Wine and Food Pairings

Toscano pairs naturally with Tuscan red wines. Brunello di Montalcino is a classic match: the cheese’s nutty, creamy notes complement the wine’s dark fruit character. Toscana Rosso blends, which often have fruity and lightly spicy profiles, also work well. If you prefer white wine, a crisp Vernaccia di San Gimignano can cut through the richness of the cheese without overpowering it.
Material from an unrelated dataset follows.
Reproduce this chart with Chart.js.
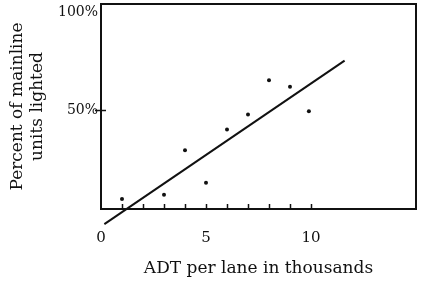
<!DOCTYPE html>
<html>
<head>
<meta charset="utf-8">
<script src="https://cdn.jsdelivr.net/npm/chart.js@4"></script>
<style>
  html, body { margin: 0; padding: 0; background: #fff; }
  #wrap { width: 421px; height: 284px; position: relative; }
</style>
</head>
<body>
<div id="wrap"><canvas id="chart"></canvas></div>
<script>
// values
const adtThousands = [1.0, 3.0, 4.0, 5.0, 6.0, 7.0, 8.0, 9.0, 9.9];
const pctLighted = [5.1, 7.2, 29.8, 13.3, 40.3, 48.0, 65.3, 62.0, 49.6];
const fitLineX = [0.16, 11.6];
const fitLineY = [-7.7, 75.3];
const xTickValues = [0, 5, 10];
const xMinorMarks = [1, 2, 3, 4, 5, 6, 7, 8, 9, 10];
const yTickValues = [50, 100];

const ink = '#111';
const serif = 'DejaVu Serif';

// box frame, little marks on the x axis, "+" at 50%
const frameMarks = {
    id: 'frameMarks',
    afterDatasetsDraw(chart) {
        const { ctx, chartArea: a, scales } = chart;
        ctx.save();
        ctx.strokeStyle = ink;
        ctx.lineWidth = 2;
        ctx.strokeRect(a.left, a.top, a.right - a.left, a.bottom - a.top);

        ctx.lineWidth = 1.5;
        xMinorMarks.forEach(v => {
            const px = Math.round(scales.x.getPixelForValue(v)) + 0.5;
            ctx.beginPath();
            ctx.moveTo(px, a.bottom);
            ctx.lineTo(px, a.bottom - 5);
            ctx.stroke();
        });

        const py = Math.round(scales.y.getPixelForValue(50)) + 0.5;
        ctx.beginPath();
        ctx.moveTo(a.left - 6, py);
        ctx.lineTo(a.left + 5, py);
        ctx.stroke();
        ctx.restore();
    }
};

new Chart(document.getElementById('chart'), {
    type: 'scatter',
    data: {
        datasets: [
            {
                data: adtThousands.map((x, i) => ({ x: x, y: pctLighted[i] })),
                backgroundColor: ink,
                borderColor: ink,
                pointRadius: 2,
                pointBorderWidth: 0
            },
            {
                type: 'line',
                data: fitLineX.map((x, i) => ({ x: x, y: fitLineY[i] })),
                borderColor: ink,
                borderWidth: 2,
                pointRadius: 0,
                clip: false
            }
        ]
    },
    plugins: [frameMarks],
    options: {
        responsive: true,
        maintainAspectRatio: false,
        animation: false,
        events: [],
        layout: { padding: { top: 3, right: 5, left: 0, bottom: 0 } },
        plugins: {
            legend: { display: false },
            tooltip: { enabled: false }
        },
        scales: {
            x: {
                type: 'linear',
                min: 0,
                max: 15,
                border: { display: false },
                grid: { display: false, drawTicks: false },
                afterBuildTicks: (scale) => {
                    scale.ticks = xTickValues.map(v => ({ value: v }));
                },
                afterFit: (scale) => {
                    scale.height = 75;
                    scale.paddingLeft = 0;
                    scale.paddingRight = 0;
                },
                ticks: {
                    color: ink,
                    padding: 20,
                    maxRotation: 0,
                    font: { family: serif, size: 15 }
                },
                title: {
                    display: true,
                    text: 'ADT per lane in thousands',
                    color: ink,
                    padding: { top: 0, bottom: 5 },
                    font: { family: serif, size: 17 }
                }
            },
            y: {
                type: 'linear',
                min: 0,
                max: 104,
                border: { display: false },
                grid: { display: false, drawTicks: false },
                afterBuildTicks: (scale) => {
                    scale.ticks = yTickValues.map(v => ({ value: v }));
                },
                afterFit: (scale) => {
                    scale.width = 101;
                    scale.paddingTop = 0;
                    scale.paddingBottom = 0;
                },
                ticks: {
                    color: ink,
                    padding: 3,
                    font: { family: serif, size: 14 },
                    callback: (v) => v + '%'
                },
                title: {
                    display: true,
                    text: ['Percent of mainline', 'units lighted'],
                    color: ink,
                    padding: { top: 8, bottom: 0 },
                    font: { family: serif, size: 17, lineHeight: 1.15 }
                }
            }
        }
    }
});
</script>
</body>
</html>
On a cheese board, Toscano holds its own alongside honey, dried apricots, walnuts, and cured meats like prosciutto or sopressata. The Syrah-soaked version pairs especially well with fresh pear and dark chocolate. For cooking, younger Toscano melts smoothly into risotto or pasta, while aged wheels grate well over roasted vegetables, soups, or simple cacio e pepe-style dishes.

Storing Toscano Cheese

Keep Toscano wrapped in wax paper or parchment paper inside a loosely sealed plastic bag in your refrigerator. Avoid wrapping it tightly in plastic wrap, which traps moisture and encourages off-flavors. Stored this way, an opened piece of hard or semi-hard Toscano will last one to two months. If you spot a small patch of surface mold, you can cut it away (about half an inch around and below the mold) and safely eat the rest. The cheese will gradually dry out and sharpen in flavor over time, which some people actually prefer for grating.